“Where are we going to put the crib?” That was pretty much the second thing I said when I found out that I was expecting our fourth.
“Hmm,” said my husband, taking in our basement apartment at a glance. And in our apartment, this is not a figure of speech; you really can see the whole thing at a glance. “We have the space. All we have to do is get rid of the oven. And maybe the sink.”
“I hate to say this,” I said, and I really did hate to say it, “but it might be time to move.”
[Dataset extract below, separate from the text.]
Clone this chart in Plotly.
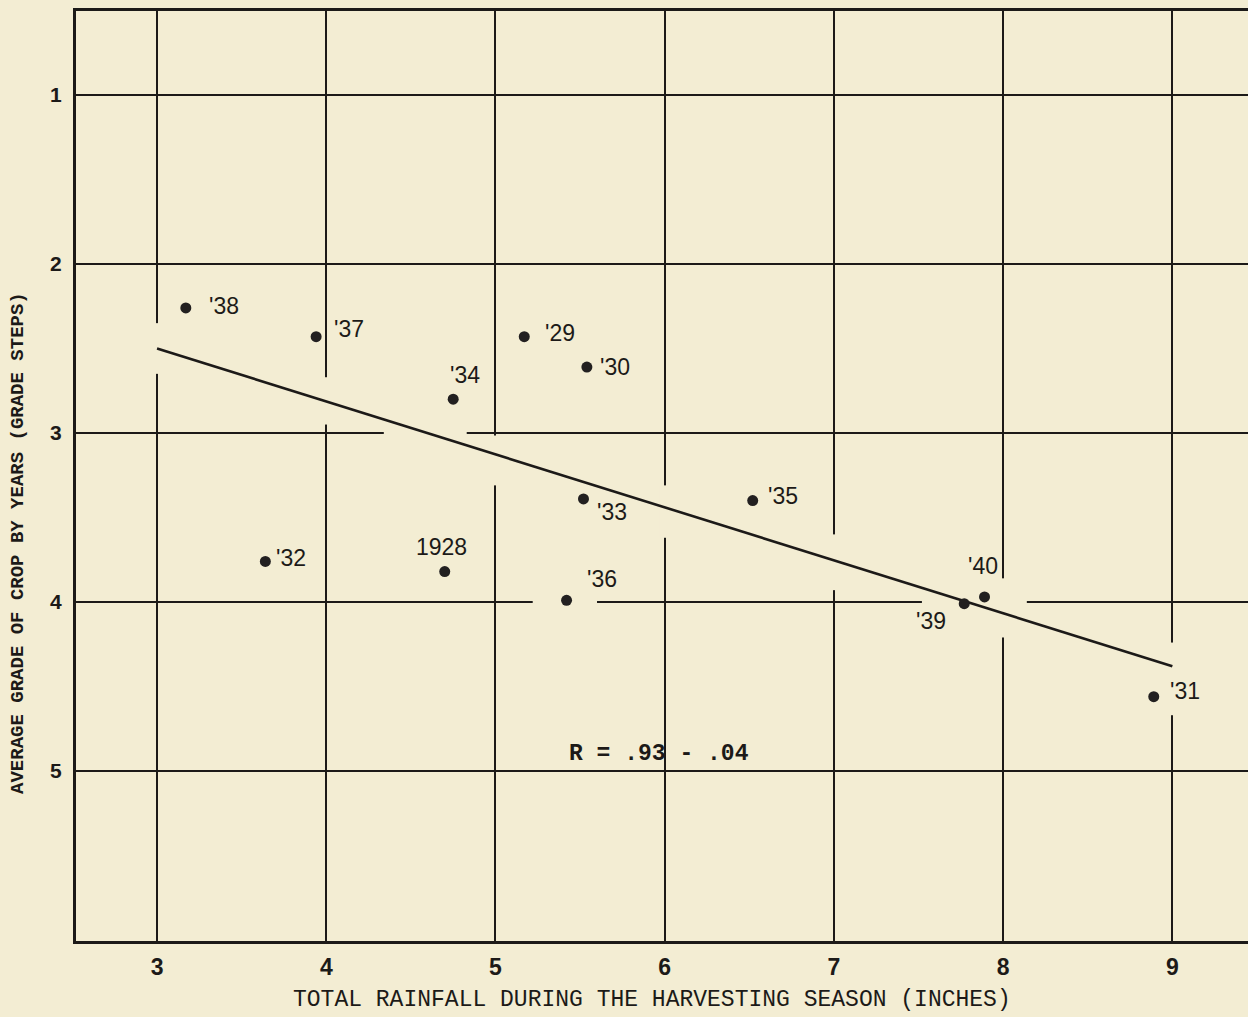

I hate moving. Some people have an aversion to heights, others to peanut products. I am fine with both of those things, but the thought of putting everything I own in the world into boxes and then taking everything I own back out of boxes makes me break out in hives. So when a short but fruitless search made us realize that the rental price of a three-bedroom apartment would cost as much as a mortgage, it occurred to us that it might actually pay to buy instead of continuing to rent. Plus, it increased the odds that we would never have to pack again. Win!
Except, did you know that the purchase of a house comes with this clause called a “down payment,” and down payments are super expensive, especially for kollel families? The houses that were in our price range were genuine horror shows, harboring the likes of cats and mold, and they needed major renovations just to be livable. This would not only add to the price, but having experienced the travails of renovations gone wrong secondhand from far too many friends, it was definitely something I wanted to avoid.
“So,” said my husband one evening as we sat at the table in our apartment, which seemed to be growing smaller as my pregnancy progressed, “in order to fit our criteria, the house needs to be move-in ready yet cheap. Two things that do not seem to go together.”
“Maybe we should sell the kids,” I suggested.
“If we sell the kids,” said my ever-logical husband, “then we won’t need to move.”
We decided to move and keep the kids. Then a friend of mine—who was in the same parshah baby-wise, and subsequently house-hunting-wise—told us about a house she had seen and nixed.
The house was being sold as a short sale, and while I didn’t quite know what that was, I liked the word “short,” as in, it wouldn’t involve a long, drawn-out sale. The problem? It was in a neighborhood in Monsey far from the established community. In fact, there was not a single frum person for miles around.
We went to look at it anyway just to do our hishtadlus, and as soon as we walked through the front door, I nearly stumbled on a pile of…dirty laundry?
The house was a wreck. A serious mess, the likes of which I had never seen before, and as the mother of three kids under four, I know whereof I speak. The beds were unmade, the dirty laundry in front of the door was the first of many piles I stumbled across, the floor was coated in dirt, and there was dog food scattered all over the kitchen floor.
“This is like Roanoke,” I whispered to my husband, “that colonial town where everyone disappeared, leaving half-eaten food on their plates, except here it looks like the owners were in the middle of spring cleaning when something unnameable but terrifying came into the house. They fled and never came back.”
The realtor seemed almost embarrassed at the state of the house, rushing through the rooms so fast that we practically had to run after her to keep up.
“Do you realize,” my husband said a few minutes later as we circled back on the kitchen, “that this is actually a really nice house?”
“What?” I said, but then I took stock and realized that it was true. The house was a disaster, but the mess was only skin deep. Underneath the wreckage, the house was spacious and had recently been renovated; it looked like no expense had been spared, either.